Cidades como Barra Mansa, Resende e Volta Redonda aparecem de forma recorrente entre os municípios com maior volume absoluto de registros, enquanto localidades menores, como Quatis, Rio das Flores e Pinheiral, enfrentam desafios adicionais. Nesses municípios, o receio de denunciar, motivado pela proximidade entre vítimas e agressores e pela fragilidade das estruturas institucionais, dificulta a real dimensão do problema.
Violência que se repete dentro de casa
O Dossiê Mulher reforça que o padrão observado no Médio Paraíba reproduz a tendência estadual: a violência contra a mulher é, majoritariamente, doméstica e praticada por pessoas próximas.
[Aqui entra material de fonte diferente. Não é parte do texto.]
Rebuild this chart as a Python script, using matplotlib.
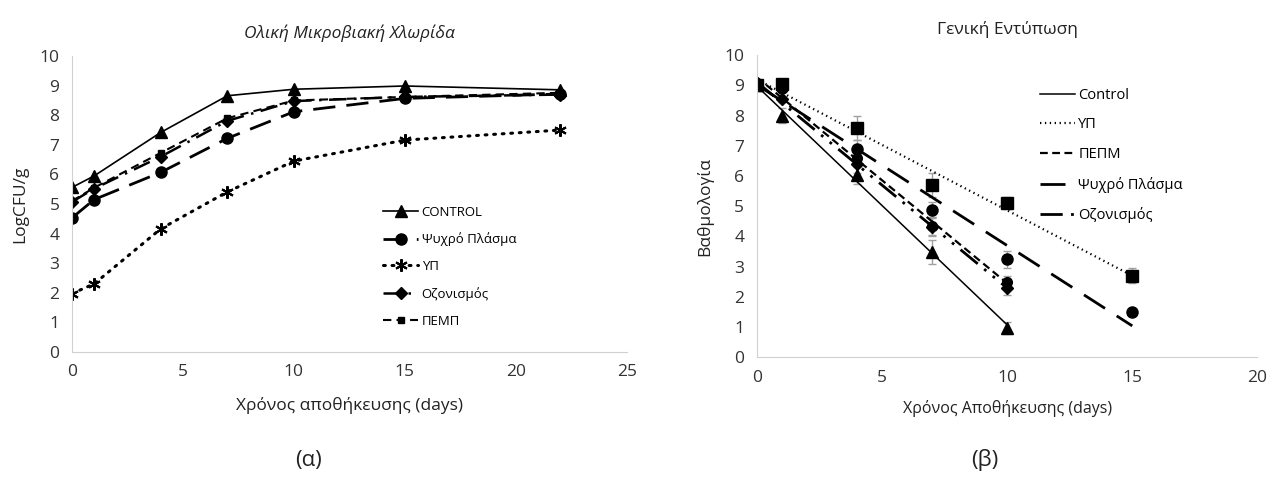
import numpy as np
import matplotlib.pyplot as plt

plt.rcParams['font.family'] = ['Open Sans', 'DejaVu Sans']

# (α) Ολική Μικροβιακή Χλωρίδα
days_a = [0, 1, 4, 7, 10, 15, 22]
control_a = [5.56, 5.95, 7.42, 8.66, 8.88, 8.99, 8.86]
plasma_a = [4.53, 5.15, 6.07, 7.22, 8.12, 8.57, 8.72]
yp_a = [1.97, 2.30, 4.16, 5.41, 6.45, 7.16, 7.50]
ozone_a = [5.07, 5.52, 6.60, 7.81, 8.48, 8.62, 8.70]
pemp_a = [5.10, 5.55, 6.73, 7.90, 8.50, 8.62, 8.76]

# (β) Γενική Εντύπωση
days_ctrl = [0, 1, 4, 7, 10]
ctrl_b = [9.0, 8.0, 6.04, 3.49, 0.97]
ctrl_err = [0, 0.25, 0.3, 0.4, 0.2]
days_yp = [0, 1, 4, 7, 10, 15]
yp_b = [9.0, 9.05, 7.6, 5.7, 5.1, 2.7]
yp_err = [0, 0.1, 0.4, 0.4, 0.2, 0.25]
days_pl = [0, 1, 4, 7, 10, 15]
plasma_b = [9.0, 8.9, 6.9, 4.88, 3.25, 1.5]
plasma_err = [0, 0.1, 0.3, 0.25, 0.28, 0]
days_pe = [0, 1, 4, 7, 10]
pepm_b = [9.0, 8.9, 6.6, 4.35, 2.5]
pepm_err = [0, 0.1, 0.3, 0.3, 0.2]
days_oz = [0, 1, 4, 7, 10]
ozone_b = [9.0, 8.55, 6.4, 4.3, 2.3]
ozone_err = [0, 0.1, 0.3, 0.3, 0.25]

fig = plt.figure(figsize=(12.74, 4.88), dpi=100)
ax1 = fig.add_axes([0.0565, 0.279, 0.4355, 0.606])
ax2 = fig.add_axes([0.594, 0.268, 0.393, 0.619])

axis_grey = '#d0d0d0'
txt = '#222222'
for ax in (ax1, ax2):
    for s in ('top', 'right'):
        ax.spines[s].set_visible(False)
    ax.spines['left'].set_color(axis_grey)
    ax.spines['bottom'].set_color(axis_grey)
    ax.tick_params(length=0, labelsize=12.5, colors='#333333', pad=9)
    ax.set_ylim(0, 10)
    ax.set_yticks(range(0, 11))

# left chart
k = dict(color='black')
ax1.plot(days_a, control_a, '-', marker='^', ms=8, lw=1.2, label='CONTROL', **k)
ax1.plot(days_a, plasma_a, marker='o', ms=8, lw=2, dashes=(8, 4), label='Ψυχρό Πλάσμα', **k)
ax1.plot(days_a, yp_a, marker=(6, 2, 0), ms=9, mew=1.5, lw=2.2, dashes=(0.6, 2.2),
         dash_capstyle='round', label='ΥΠ', **k)
ax1.plot(days_a, ozone_a, marker='D', ms=6, lw=1.8, dashes=(7, 3, 1, 3), label='Οζονισμός', **k)
ax1.plot(days_a, pemp_a, marker='s', ms=5, lw=1.5, dashes=(4, 2.5), label='ΠΕΜΠ', **k)
ax1.set_xlim(0, 25)
ax1.set_xticks(range(0, 26, 5))
ax1.set_title('Ολική Μικροβιακή Χλωρίδα', fontsize=12.5, style='italic', pad=13, color=txt)
ax1.set_xlabel('Χρόνος αποθήκευσης (days)', fontsize=12.5, labelpad=12, color=txt)
ax1.set_ylabel('LogCFU/g', fontsize=12.5, labelpad=8, color=txt)
ax1.legend(loc='upper left', bbox_to_anchor=(0.54, 0.535), frameon=False, fontsize=9.5,
           handlelength=2.6, labelspacing=1.05, handletextpad=0.3)

# right chart
eb = dict(fmt='none', ecolor='#a0a0a0', elinewidth=1, capsize=3)
ax2.errorbar(days_ctrl, ctrl_b, yerr=ctrl_err, **eb)
ax2.errorbar(days_yp, yp_b, yerr=yp_err, **eb)
ax2.errorbar(days_pl, plasma_b, yerr=plasma_err, **eb)
ax2.errorbar(days_pe, pepm_b, yerr=pepm_err, **eb)
ax2.errorbar(days_oz, ozone_b, yerr=ozone_err, **eb)
ax2.plot(days_ctrl, ctrl_b, '^', ms=8, color='black')
ax2.plot(days_yp, yp_b, 's', ms=8, color='black')
ax2.plot(days_pl, plasma_b, 'o', ms=8, color='black')
ax2.plot(days_pe, pepm_b, 'o', ms=7, color='black')
ax2.plot(days_oz, ozone_b, 'D', ms=6, color='black')

def trend(ax, x, y, label, **kw):
    p = np.polyfit(x, y, 1)
    xs = np.array([0, max(x)])
    ax.plot(xs, np.polyval(p, xs), color='black', label=label, **kw)

trend(ax2, days_ctrl, ctrl_b, 'Control', lw=1.1)
trend(ax2, days_yp, yp_b, 'ΥΠ', lw=1.6, dashes=(0.6, 1.6))
trend(ax2, days_pe, pepm_b, 'ΠΕΠΜ', lw=1.6, dashes=(3.5, 2))
trend(ax2, days_pl, plasma_b, 'Ψυχρό Πλάσμα', lw=2, dashes=(9, 5))
trend(ax2, days_oz, ozone_b, 'Οζονισμός', lw=2, dashes=(8, 3, 1, 3, 1, 3))
ax2.set_xlim(0, 20)
ax2.set_xticks(range(0, 21, 5))
ax2.set_title('Γενική Εντύπωση', fontsize=12.5, pad=15, color=txt)
ax2.set_xlabel('Χρόνος Αποθήκευσης (days)', fontsize=11.5, labelpad=10, color=txt)
ax2.set_ylabel('Βαθμολογία', fontsize=12.5, labelpad=8, color=txt)
ax2.legend(loc='upper left', bbox_to_anchor=(0.54, 0.935), frameon=False, fontsize=10.5,
           handlelength=2.4, labelspacing=1.0, handletextpad=0.2)

fig.text(0.242, 0.045, '(α)', fontsize=16, ha='center', color=txt)
fig.text(0.773, 0.045, '(β)', fontsize=16, ha='center', color=txt)

fig.savefig('out.png', dpi=100)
A publicação chama atenção para o que classifica como “enraizamento interestrutural da violência”, atravessado por marcadores como raça, classe social, território e faixa etária.
Esses fatores influenciam tanto o risco de vitimização quanto o acesso das mulheres aos mecanismos de proteção, acolhimento e justiça.
Medidas protetivas e atuação do Estado
No Médio Paraíba, o Dossiê aponta que, em 2024, houve 283 registros de descumprimento de medidas protetivas na região, um dado que expõe as limitações do sistema de proteção e a persistência do risco mesmo após decisões judiciais.
Em todo o estado, a Patrulha Maria da Penha acolheu, em média, duas mulheres por hora nos últimos seis anos. Entre 2019 e 2024, foram 302 mil atendimentos realizados, 94 mil mulheres assistidas e 760 prisões efetuadas. Fiscalização de medidas protetivas, lesão corporal, ameaça, descumprimento de decisão judicial e captura de foragidos estão entre os principais motivos de acionamento das viaturas.
Mais do que estatísticas
Com 294 páginas, o Dossiê Mulher vai além da simples apresentação de números. A publicação ressalta que cada registro representa uma trajetória marcada por dor, resistência e, muitas vezes, silêncio. “Mais do que estatística, cada registro de ocorrência lavrado carrega uma história de luta”, destaca o documento.
A edição de 2025 tem significado simbólico adicional: marca os 26 anos do Instituto de Segurança Pública e 20 anos de produção ininterrupta do Dossiê Mulher, consolidado como política de Estado.